Les sanglantes glorieuses
On sait depuis longtemps à quel point le film de genre investit le territoire de la contestation, et profite des détours fantasmagoriques pour évoquer les horreurs du réel. Zombie en est un illustre exemple, et ce dès ses premières minutes chaotiques, où l’on se préoccupe de rester à l’antenne alors que l’humanité n’a plus grand-chose à donner à voir, si ce n’est sa désorganisation et son chaos.
La créature du zombie a quelque chose de véritablement fascinant : figure passive, dont l’unique force est le nombre, dénuée d’intelligence et de parole, elle laisse entièrement la place à l’individu sain qui la combat ou se défend de son agression : et ce qu’elle révèle de lui sera la quintessence de l’humanité. De ce fait, Zombie est sans appel. Les premiers combats sont inter-humains, et le défouloir sur les infectés a tout du génocide. Dans des caves, ou autour du barbecue du dimanche, dans un bon esprit de chasseur yankee, la civilisation se défoule et semble jubiler de cet alibi planétaire donné à ses pulsions meurtrières.
Pour renforcer sa démonstration, Romero va convier tout son beau monde dans le Temple de l’Amérique, le centre commercial. Loin de véhiculer l’angoisse, l’apocalypse se transforme en terrain de jeu, et alimente le fantasme ultime du consommateur, celui de pouvoir se servir dans les rayons comme un buffet à volonté.

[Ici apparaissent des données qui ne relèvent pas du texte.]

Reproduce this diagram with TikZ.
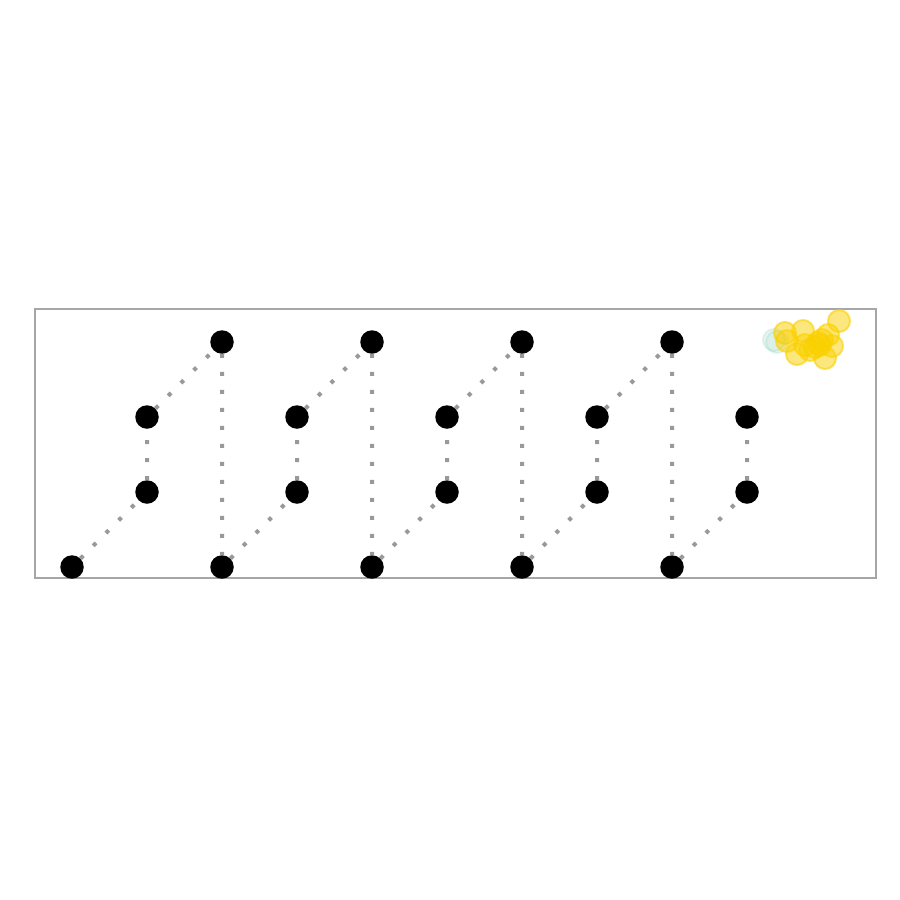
\documentclass[tikz,border=0pt]{standalone}
\usetikzlibrary{positioning}
\definecolor{linkgray}{RGB}{153,153,153}
\definecolor{framegray}{RGB}{166,166,166}
\definecolor{blobyellow}{RGB}{250,208,0}
\definecolor{blobteal}{RGB}{120,200,175}
\tikzset{
  bead/.style={circle, fill=black, minimum size=23.5pt, inner sep=0pt},
  link/.style={linkgray, line width=4pt, dash pattern=on 4pt off 14pt},
  blob/.style={fill=blobyellow, fill opacity=0.5, draw=blobyellow, draw opacity=0.6, line width=2pt},
  tealblob/.style={fill=blobteal, fill opacity=0.15, draw=blobteal, draw opacity=0.2, line width=2pt}
}

\begin{document}
\begin{tikzpicture}[x=1pt, y=-1pt]
  \useasboundingbox (0,0) rectangle (900,900);
  \draw[framegray, line width=2pt] (35,309) rectangle (876,578);

  % zigzag beads
  \foreach \i in {0,2,4,6,8}
    \node[bead] (b\i) at ({72+75*\i},567) {};
  \foreach \i in {2,4,6,8}
    \node[bead] (t\i) at ({72+75*\i},342) {};
  \foreach \i in {1,3,5,7,9} {
    \node[bead] (lo\i) at ({72+75*\i},492) {};
    \node[bead] (hi\i) at ({72+75*\i},417) {};
  }

  % dotted links
  \foreach \i/\j in {0/1,2/3,4/5,6/7,8/9}
    \draw[link] (b\i) -- (lo\j) -- (hi\j);
  \foreach \j/\k in {1/2,3/4,5/6,7/8}
    \draw[link] (hi\j) -- (t\k) -- (b\k);

  % cluster in the corner
  \foreach \p in {(777,342),(774,340)}
    \filldraw[tealblob] \p circle (11);
  \foreach \p in {(785,333),(803,331),(839,321),(787,341),(828,335),(797,354),(825,358),(832,346),(818,343),(810,350),(822,340),(815,347),(805,345),(820,345)}
    \filldraw[blob] \p circle (11);
\end{tikzpicture}
\end{document}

Enfermés dans leur tour d’ivoire, les protagonistes commencent par l’épuration ethnique (car les zombies pullulent, rappelés par la force du souvenir à cet endroit qui était « important pour eux »), le nettoyage des corps vers les chambres froides pour s’adonner à leur passion : “Who the hell cares, let’s shop first !”
Cette vanité apocalyptique consistant à empocher de billets qui n’ont plus de valeur, ou à hurler sa victoire alors que la gangrène infectieuse fait son œuvre, voire tirer sur des mannequins, troisième figure de cette humanité sans chair, constitue la grande force de Zombie. Rageur, montrant plus d’empathie pour les monstres que les survivants, le film s’achève sur une apothéose, holocauste conviant zombies, motards et notre groupe de survivant à un festin protéiforme : chair humaine, têtes de monstres, mobiliers et biens de consommation, pillage à tous les étages, démembrements et massacre festif.
Le film a certes un peu vieilli dans ses effets, son maquillage sommaire et la lenteur un peu déconcertante de ses scènes d’action, mais là n’est pas vraiment la question. En isolant l’humanité à son crépuscule, Romero fait le procès sanglant d’une civilisation depuis longtemps zombifiée : "When there's no more room in hell, the dead will walk the Earth."